Como la documentación relativa a asesinatos y torturas ha permanecido en el más absoluto secreto, no es posible hacer cuentas respecto de la magnitud de los crímenes. Ni siquiera de uno solo de ellos, el que le costó la vida al periodista Vladimir Herzog, asesinado bajo tortura en San Pablo en 1975. El valiente obispo emérito de San Pablo, cardenal Paulo Evaristo Arns, hoy de 83 años, refutó los argumentos de los militares que hablaron de un suicidio. Relató que el rabino encargado de lavar el cadáver le dijo que Herzog había sido torturado, y que se ocupó personalmente de increpar a los torturadores en una recorrida por los cuarteles. A uno lo tomó de la corbata y le dijo que «Dios va a vengar a aquellos que ustedes torturan».

En octubre pasado el entonces ministro de Defensa, José Viegas, tuvo el atrevimiento de pedir al ejército un informe relativo al paradero de los cuerpos de guerrilleros asesinados en la región de Araguaia. No sólo no le contestaron sino que el presidente Lula da Silva lo obligó a renunciar. En su reemplazo designó al vicepresidente José Alencar, un empresario sobre cuya sensibilidad respecto de la violación de derechos humanos existen dudas.

Otra renuncia fue la del presidente de una «Comisión Especial de Muertos y Desaparecidos Políticos», Joao Luiz Duboc Pinaud. Según un despacho de Luis Esnal, corresponsal del diario «La Nación» en Brasil, Duboc renunció porque el gobierno vetó su idea de que la Justicia convocara a militares para reclamarles información sobre el destino de los cuerpos de las víctimas de la dictadura.

El jefe del Gabinete de Seguridad Institucional, general Jorge Armando Félix -hombre de confianza de Lula según Esnal-, se opuso a la iniciativa con un argumento que movería a risa si no se tratara de una tragedia. Refiriéndose a la documentación secreta dijo que «no hay nada bonito en esos papeles». Y explicó: «Hay gente que en aquella época estaba en la clandestinidad, tenía otra mujer, y hoy está con la anterior. Si eso es revelado, se puede destruir la familia». Agregó que «también aparecerán los compañeros que delataban, porque es lo que revelan los documentos».

Lula, aparentemente dispuesto a dejar su «progresismo» en el baúl de los recuerdos, declaró que quiere «hermanados» a militares y civiles, y que ningún militar «debería ser obligado a pagar el resto de su vida por cosas de las que muchas veces ni participó». Pero se abstuvo de decir si su gobierno dará alguna información sobre esas «cosas».

En Chile, Augusto Pinochet dejó su lugar en La Moneda al presidente democristiano Patricio Aylwin en 1990. Pero el país quedó como una «democracia protegida» contra la subversión.
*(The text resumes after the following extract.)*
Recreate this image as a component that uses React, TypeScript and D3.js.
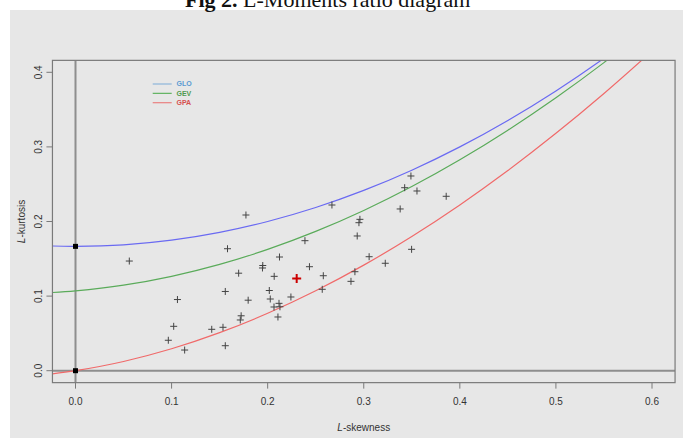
import React from "react";
import * as d3 from "d3";

const W = 683;
const H = 438;

// Observed sample L-moment ratios (tau3 = L-skewness, tau4 = L-kurtosis)
const sampleSkew = [0.056, 0.0966, 0.1022, 0.1061, 0.1136, 0.1418, 0.1535, 0.1559, 0.1559, 0.1582, 0.1698, 0.1715, 0.1724, 0.1774, 0.1797, 0.1949, 0.1946, 0.2017, 0.2027, 0.2068, 0.2066, 0.2118, 0.2128, 0.2107, 0.2123, 0.2242, 0.2388, 0.2435, 0.2568, 0.2579, 0.2669, 0.2867, 0.2908, 0.2932, 0.295, 0.296, 0.3056, 0.3224, 0.3379, 0.3426, 0.3491, 0.3498, 0.3554, 0.3858];
const sampleKurt = [0.147, 0.0408, 0.0595, 0.0954, 0.0277, 0.0555, 0.0582, 0.0335, 0.1062, 0.1635, 0.1307, 0.068, 0.0736, 0.2087, 0.0945, 0.141, 0.1377, 0.1075, 0.0961, 0.1265, 0.0854, 0.0903, 0.0857, 0.072, 0.1524, 0.0988, 0.1743, 0.1394, 0.1091, 0.1273, 0.2221, 0.1198, 0.1327, 0.1806, 0.1984, 0.2029, 0.1528, 0.144, 0.2168, 0.2453, 0.261, 0.1627, 0.2409, 0.2338];
const meanSkew = [0.2302];
const meanKurt = [0.1236];

// Theoretical curves
const curveSkew = [-0.024, 0, 0.05, 0.1, 0.15, 0.2, 0.25, 0.3, 0.35, 0.4, 0.45, 0.5, 0.55, 0.6, 0.624];
const gloKurt = [0.16715, 0.16667, 0.16875, 0.175, 0.18542, 0.2, 0.21875, 0.24167, 0.26875, 0.3, 0.33542, 0.375, 0.41875, 0.46667, 0.49114];
const gevKurt = [0.10484, 0.10701, 0.11467, 0.12652, 0.14251, 0.16259, 0.18671, 0.2148, 0.24683, 0.28271, 0.3224, 0.36585, 0.41299, 0.46378, 0.48919];
const gpaKurt = [-0.00424, 0, 0.01238, 0.02941, 0.05097, 0.07692, 0.10714, 0.14151, 0.17991, 0.22222, 0.26835, 0.31818, 0.37162, 0.42857, 0.45713];

const legendNames = ["GLO", "GEV", "GPA"];
const curveColors = ["#6a6af2", "#5aab5a", "#f06a6a"];
const legendLineColors = ["#8db6da", "#5fb35f", "#e98080"];
const legendTextColors = ["#5a9ad2", "#4f9a4f", "#d65050"];

const xTicks = [0, 0.1, 0.2, 0.3, 0.4, 0.5, 0.6];
const yTicks = [0, 0.1, 0.2, 0.3, 0.4];

export default function App() {
  const x = d3.scaleLinear().domain([0, 0.6]).range([75.5, 652]);
  const y = d3.scaleLinear().domain([0, 0.4]).range([370.7, 72.3]);
  const x0 = x(-0.024), x1 = x(0.624);
  const y0 = y(-0.016), y1 = y(0.416);

  const line = d3
    .line<[number, number]>()
    .x((d) => x(d[0]))
    .y((d) => y(d[1]))
    .curve(d3.curveCatmullRom);

  const curves = [gloKurt, gevKurt, gpaKurt].map((k) =>
    line(curveSkew.map((s, i) => [s, k[i]] as [number, number]))
  );

  const font = "'Liberation Sans', Arial, sans-serif";
  const plus = (cx: number, cy: number, r: number) =>
    `M${cx - r},${cy}H${cx + r}M${cx},${cy - r}V${cy + r}`;

  return (
    <svg width={W} height={H} style={{ position: "absolute", left: 0, top: 0 }}>
      <defs>
        <clipPath id="box">
          <rect x={x0} y={y1} width={x1 - x0} height={y0 - y1} />
        </clipPath>
      </defs>
      <rect x={0} y={0} width={W} height={H} fill="#ffffff" />
      <rect x={10} y={10} width={W - 10} height={H - 10} fill="#e7e7e7" />

      <text x={185} y={7} fontFamily="'Liberation Serif', 'Times New Roman', serif" fontSize={22} fill="#111">
        <tspan fontWeight="bold">Fig 2.</tspan>
        <tspan> L-Moments ratio diagram</tspan>
      </text>

      {/* reference lines */}
      <g clipPath="url(#box)">
        <line x1={x(0)} x2={x(0)} y1={y1} y2={y0} stroke="#8e8e8e" strokeWidth={2} />
        <line x1={x0} x2={x1} y1={y(0)} y2={y(0)} stroke="#8e8e8e" strokeWidth={2} />
        {curves.map((p, i) => (
          <path key={i} d={p || ""} fill="none" stroke={curveColors[i]} strokeWidth={1.2} />
        ))}
        {sampleSkew.map((s, i) => (
          <path key={i} d={plus(x(s), y(sampleKurt[i]), 3.5)} stroke="#444" strokeWidth={1} />
        ))}
        {meanSkew.map((s, i) => (
          <path key={i} d={plus(x(s), y(meanKurt[i]), 4.5)} stroke="#cc0000" strokeWidth={2} />
        ))}
        <rect x={x(0) - 2.5} y={y(1 / 6) - 2.5} width={5} height={5} fill="#000" />
        <rect x={x(0) - 2.5} y={y(0) - 2.5} width={5} height={5} fill="#000" />
      </g>

      {/* box */}
      <rect x={x0} y={y1} width={x1 - x0} height={y0 - y1} fill="none" stroke="#7a7a7a" strokeWidth={1.2} />

      {/* x axis */}
      {xTicks.map((t) => (
        <g key={t}>
          <line x1={x(t)} x2={x(t)} y1={y0} y2={y0 + 6} stroke="#7a7a7a" />
          <text x={x(t)} y={405} textAnchor="middle" fontFamily={font} fontSize={10} fill="#333">
            {t.toFixed(1)}
          </text>
        </g>
      ))}
      <text x={(x0 + x1) / 2} y={431} textAnchor="middle" fontFamily={font} fontSize={10} fill="#333">
        <tspan fontStyle="italic">L</tspan>-skewness
      </text>

      {/* y axis */}
      {yTicks.map((t) => (
        <g key={t}>
          <line x1={x0} x2={x0 - 6} y1={y(t)} y2={y(t)} stroke="#7a7a7a" />
          <text
            transform={`translate(41.5,${y(t)}) rotate(-90)`}
            textAnchor="middle"
            fontFamily={font}
            fontSize={10}
            fill="#333"
          >
            {t.toFixed(1)}
          </text>
        </g>
      ))}
      <text
        transform={`translate(25,${(y0 + y1) / 2}) rotate(-90)`}
        textAnchor="middle"
        fontFamily={font}
        fontSize={10}
        fill="#333"
      >
        <tspan fontStyle="italic">L</tspan>-kurtosis
      </text>

      {/* legend */}
      {legendNames.map((n, i) => (
        <g key={n}>
          <line x1={152.7} x2={171.7} y1={84 + i * 9.35} y2={84 + i * 9.35} stroke={legendLineColors[i]} strokeWidth={1.2} />
          <text x={176.5} y={84 + i * 9.35} dy="0.35em" fontFamily={font} fontSize={7} fontWeight="bold" fill={legendTextColors[i]}>
            {n}
          </text>
        </g>
      ))}
    </svg>
  );
}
El ex dictador fue designado senador vitalicio con el respaldo de las Fuerzas Armadas.

Pasados 14 años, y después de que se han detectado cuentas secretas de Pinochet en el exterior por millones de dólares, el presidente Ricardo Lagos ordenó la publicación del «Informe sobre Prisión Política y Tortura», que contiene 28.000 estremecedores testimonios. El Ejército primero y la Armada después admitieron que oficiales y suboficiales participaron en esos crímenes, pero negando que hayan sido parte de «una política institucional». De juicio y castigo, nada. Lagos enviará al Congreso un proyecto de ley para que se indemnice a las víctimas con 200 dólares mensuales.

Dice una crónica que el impacto del informe en el pueblo chileno fue feroz. Hay gente, sin embargo, que quiere devolver a los ejércitos latinoamericanos su rol de custodios de la seguridad nacional. El predicador más eminente es el general James Hill, jefe del Comando Sur del Ejército de los Estados Unidos. Habla de «las nuevas amenazas», que serían la guerrilla, el narcotráfico, el terrorismo y el crimen organizado.

Se pretende que ese mensaje, que constituye en realidad la mayor amenaza, sea asumido como propio, y en nombre de los países del continente, por la Junta Interamericana de Defensa. En la Argentina lo hicieron suyo los ex jefes del Ejército y del Estado Mayor Conjunto, generales Brinzoni y Mugnolo. En estos días el general retirado Daniel Reimundez escribió en «La Nación» a favor de «acciones comunes» de los ejércitos sudamericanos para enfrentar las nuevas amenazas, cuando las tenidas por viejas reviven hasta hoy el dolor de los pueblos latinoamericanos.